Friday, September 14, 2007

Bank of England makes a last minute decision to save failing lender

Sources: (Scramble to quit UK mortgage lender; UK homebuyers face tighter loan rules); (Bank of England helps lender)

Thousands of customers of Northern Rock, the UK’s fifth largest mortgage lender, withdrew their savings this week after the Bank of England approved emergency funding to rescue the troubled lender. The emergency funding will provide an open-ended facility to Northern Rock, allowing them to access much needed liquidity by posting mortgages and mortgage-based securities as collateral.

Regulators and politicians attempted to calm nervous mortgage holders and investors. Chief executive of the British Banker’s Association, Angela Knight told reporters for the British Broadcast Company that customers of Northern Rock should rest assured that Northern Rock is a sound financial institution. “This isn’t about solvency, this is about a short-term problem that the Northern Rock has in getting liquidity—that is, getting some cash from the normal interbank lending market.” Britain’s treasury noted that the decision to approve the emergency funding was at the recommendation of the Bank of England’s governor and the chairman of the Financial Services Authority. In an official statement, the treasury noted that “the FSA judges that Northern Rock is solvent, exceeds its regulatory capital requirement and has a good quality loan book.”

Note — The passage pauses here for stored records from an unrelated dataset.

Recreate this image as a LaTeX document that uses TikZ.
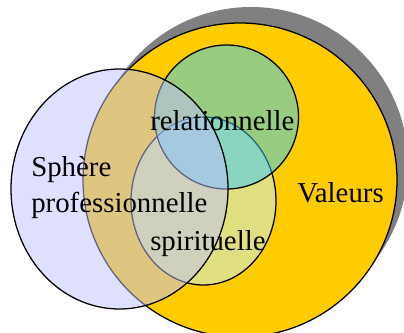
\documentclass[tikz,border=0pt]{standalone}
\usepackage{fontspec}
\setmainfont{Liberation Serif}
\definecolor{valeurs}{HTML}{FFCC00}
\definecolor{ombre}{HTML}{808080}
\definecolor{spirit}{HTML}{E0E080}
\definecolor{relation}{RGB}{51,204,255}
\definecolor{sphere}{RGB}{193,193,255}

\begin{document}
\begin{tikzpicture}[scale=0.025, yscale=-1,
  every node/.style={font=\fontsize{20.5}{25}\selectfont, inner sep=0pt},
  zone/.style={draw=black, line width=0.9pt},
  voile/.style={zone, fill opacity=0.5}]
\clip (0,0) rectangle (404,332);
\fill[white] (0,0) rectangle (404,332);
%% --- Valeurs: shadow and big circle ---
\fill[ombre] (251,164) circle (157);
\draw[zone, fill=valeurs] (240,180) circle (157);
%% --- inner spheres ---
\draw[zone, fill=spirit] (203.5,201) ellipse (72.5 and 84);
\draw[voile, fill=relation] (226.5,117) circle (72);
\draw[voile, fill=sphere] (119.5,189) ellipse (108.5 and 120);
%% --- labels ---
\node[anchor=base west] (rel) at (150,130) {relationnelle};
\node[anchor=base west, align=left] (pro) at (31,212) {Sphère\\professionnelle};
\node[anchor=base west] (spi) at (150,250) {spirituelle};
\node[anchor=base west] (val) at (297,202) {Valeurs};
\end{tikzpicture}
\end{document}
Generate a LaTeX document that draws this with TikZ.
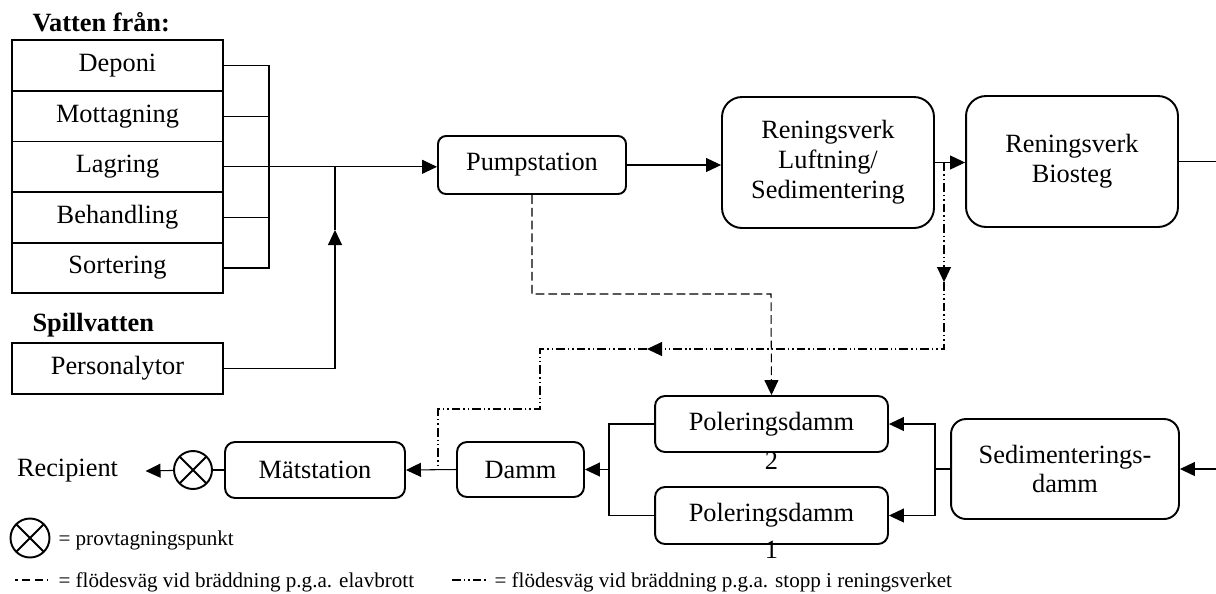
\documentclass[tikz,border=0pt]{standalone}
\usepackage{fontspec}
\setmainfont{Liberation Serif}
\usetikzlibrary{positioning,arrows.meta}

\begin{document}
\begin{tikzpicture}
            [
                x=0.02cm, y=-0.02cm, line width=0.6pt,
                font=\fontsize{15}{17}\selectfont,
                rubrik/.style={font=\fontsize{15}{17}\selectfont\bfseries, inner sep=0pt, anchor=west},
                kalla/.style={draw, line width=1.1pt, minimum width=4.22cm, minimum height=1.012cm, inner sep=0pt},
                steg/.style={draw, line width=1.1pt, rounded corners=0.2cm, align=center, inner sep=0pt},
                flode/.style={-{Triangle[length=0.3cm, width=0.28cm]}},
                elavbrott/.style={dash pattern=on 5pt off 2.3pt},
                stopp/.style={dash pattern=on 5pt off 1.7pt on 0.8pt off 1.7pt on 0.8pt off 1.7pt},
                prov/.style={circle, draw, line width=1.1pt, minimum size=0.76cm, inner sep=0pt,
                    path picture={\draw[line width=1.1pt] (path picture bounding box.north west) -- (path picture bounding box.south east)
                        (path picture bounding box.north east) -- (path picture bounding box.south west);}},
                legend/.style={font=\fontsize{12}{14}\selectfont, inner sep=0pt, anchor=west},
            ]
            %obs: koordinater i pixlar, y nedåt
            \useasboundingbox (0,0) rectangle (1216,593);

            % vatten in
            \node[rubrik] (vatten) at (32,22) {Vatten från:};
            \foreach \namn/\text [count=\i] in {deponi/Deponi, mottagning/Mottagning, lagring/Lagring, behandling/Behandling, sortering/Sortering}
                \node[kalla] (\namn) at (117.5,{15+50.6*\i}) {\text};
            \node[rubrik] (spill) at (32,325) {Spillvatten};
            \node[kalla, minimum height=1.02cm] (personal) at (117.5,368.5) {Personalytor};

            % reningsverket
            \node[steg, rounded corners=0.16cm, minimum width=3.76cm, minimum height=1.16cm] (pump) at (532,165) {Pumpstation};
            \node[steg, rounded corners=0.4cm, minimum width=4.24cm, minimum height=2.62cm] (luft) at (828,162.5) {Reningsverk\\Luftning/\\Sedimentering};
            \node[steg, rounded corners=0.4cm, minimum width=4.24cm, minimum height=2.62cm] (bio) at (1072,161.5) {Reningsverk\\Biosteg};

            % dammar
            \node[steg, rounded corners=0.3cm, minimum width=4.56cm, minimum height=2cm] (sed) at (1065,469) {Sedimenterings-\\damm};
            \node[steg, minimum width=4.66cm, minimum height=1.12cm] (pol2) at (771.5,424) {Poleringsdamm};
            \node (pol2nr) at (771.5,461) {2};
            \node[steg, minimum width=4.66cm, minimum height=1.14cm] (pol1) at (771.5,515.5) {Poleringsdamm};
            \node (pol1nr) at (771.5,550) {1};
            \node[steg, minimum width=2.54cm, minimum height=1.1cm] (damm) at (520.5,469.5) {Damm};
            \node[steg, minimum width=3.6cm, minimum height=1.12cm] (mat) at (315,470) {Mätstation};
            \node[prov] (provpunkt) at (193,470) {};
            \node[inner xsep=0.54cm] (recip) at (67.5,471) {Recipient};

            % flöden
            \coordinate (samla) at (269,166);
            \foreach \namn in {deponi, mottagning, behandling, sortering}
                \draw (\namn.east) -| (samla);
            \draw[flode] (lagring.east) -- (lagring.east -| pump.west);
            \coordinate (korsning) at (335,166);
            \coordinate (pilupp) at (335,230);
            \draw[flode] (personal.east) -| (pilupp);
            \draw (pilupp) -- (korsning);
            \draw[flode] (pump.east) -- (pump.east -| luft.west);
            \draw[flode] (luft.east) -- (luft.east -| bio.west);
            \coordinate (utbio) at (1216,161.5);
            \draw (bio.east) -- (utbio);
            \coordinate (insed) at (1216,469);
            \draw[flode] (insed) -- (sed.east);
            \coordinate (polh) at (935,469);
            \draw (sed.west) -- (polh);
            \draw[flode] (polh) |- (pol2.east);
            \draw[flode] (polh) |- (pol1.east);
            \coordinate (polv) at (609,469.5);
            \draw (pol2.west) -| (polv);
            \draw (pol1.west) -| (polv);
            \draw[flode] (polv) -- (damm.east);
            \draw[flode] (damm.west) -- (mat.east);
            \draw (mat.west) -- (provpunkt);
            \draw[flode] (provpunkt) -- (recip.east);

            % bräddning
            \coordinate (elknä) at (771,294);
            \draw[elavbrott, flode] (pump.south) |- (elknä) -- (pol2.north);
            \coordinate (gren) at (944,162.5);
            \coordinate (stopp1) at (944,282);
            \coordinate (stopp2) at (647,349);
            \coordinate (stopp3) at (540,409);
            \coordinate (stopp4) at (438,470);
            \draw[stopp, flode] (gren) -- (stopp1);
            \draw[stopp, flode] (stopp1) |- (stopp2);
            \draw[stopp] (stopp2) -| (stopp3) -| (stopp4);

            % förklaring
            \node[prov, minimum size=0.78cm] (provtecken) at (30,538) {};
            \node[legend] (provtext) at (58,540) {= provtagningspunkt};
            \coordinate (el1) at (15,580);
            \coordinate (el2) at (48,580);
            \draw[elavbrott, dash phase=3.5pt] (el1) -- (el2);
            \node[legend] (eltext) at (58,582) {= flödesväg vid bräddning p.g.a. elavbrott};
            \coordinate (st1) at (452,580);
            \coordinate (st2) at (488,580);
            \draw[stopp] (st1) -- (st2);
            \node[legend] (sttext) at (494,582) {= flödesväg vid bräddning p.g.a. stopp i reningsverket};
        \end{tikzpicture}
\end{document}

However, despite their efforts, shares in Northern Rock plunged more than thirty percent. The news resulted in the drop of other UK bank share prices as well, including Alliance & Leicester, HBOS and Barclays. Analysts suggest a multitude of reasons for the lender’s failure, including financial innovations in the capital market that allowed small regional lenders such as Northern Rock to harness substantial financial power and excessive lending to Americans with questionable credit histories.

Most experts believe that the prevailing mood of uncertainty will result in stricter lending criteria for potential homebuyers, putting an end to the housing boom of the last decade. Defaults and repossessions have nearly doubled since 2004, and according to a September survey from Rightmove, asking prices are 2.6% lower than they were in August. Richard Donnell, head of research at Hometrack, a property information group, forecasts that the lack of confidence in the market could result in a sizeable gap between asking price and achievable price in the coming months, particularly in large markets such as London. “Confidence is very important to the housing market, especially in central London,” says Donnell. “It has become so hot, pricing was so far ahead of itself, it was at unsustainable levels.”

Questions for Discussion
1. The approval for emergency funding came only two days after Mervyn King, governor of the Bank of England, insisted that the Bank of England would not intervene to rescue the failing lender. What do you think motivated the Bank’s quick ‘change of heart’?

2. Is this a really a short term liquidity problem for a small regional lender, or is it indicative of a significantly larger issue in the UK lending market?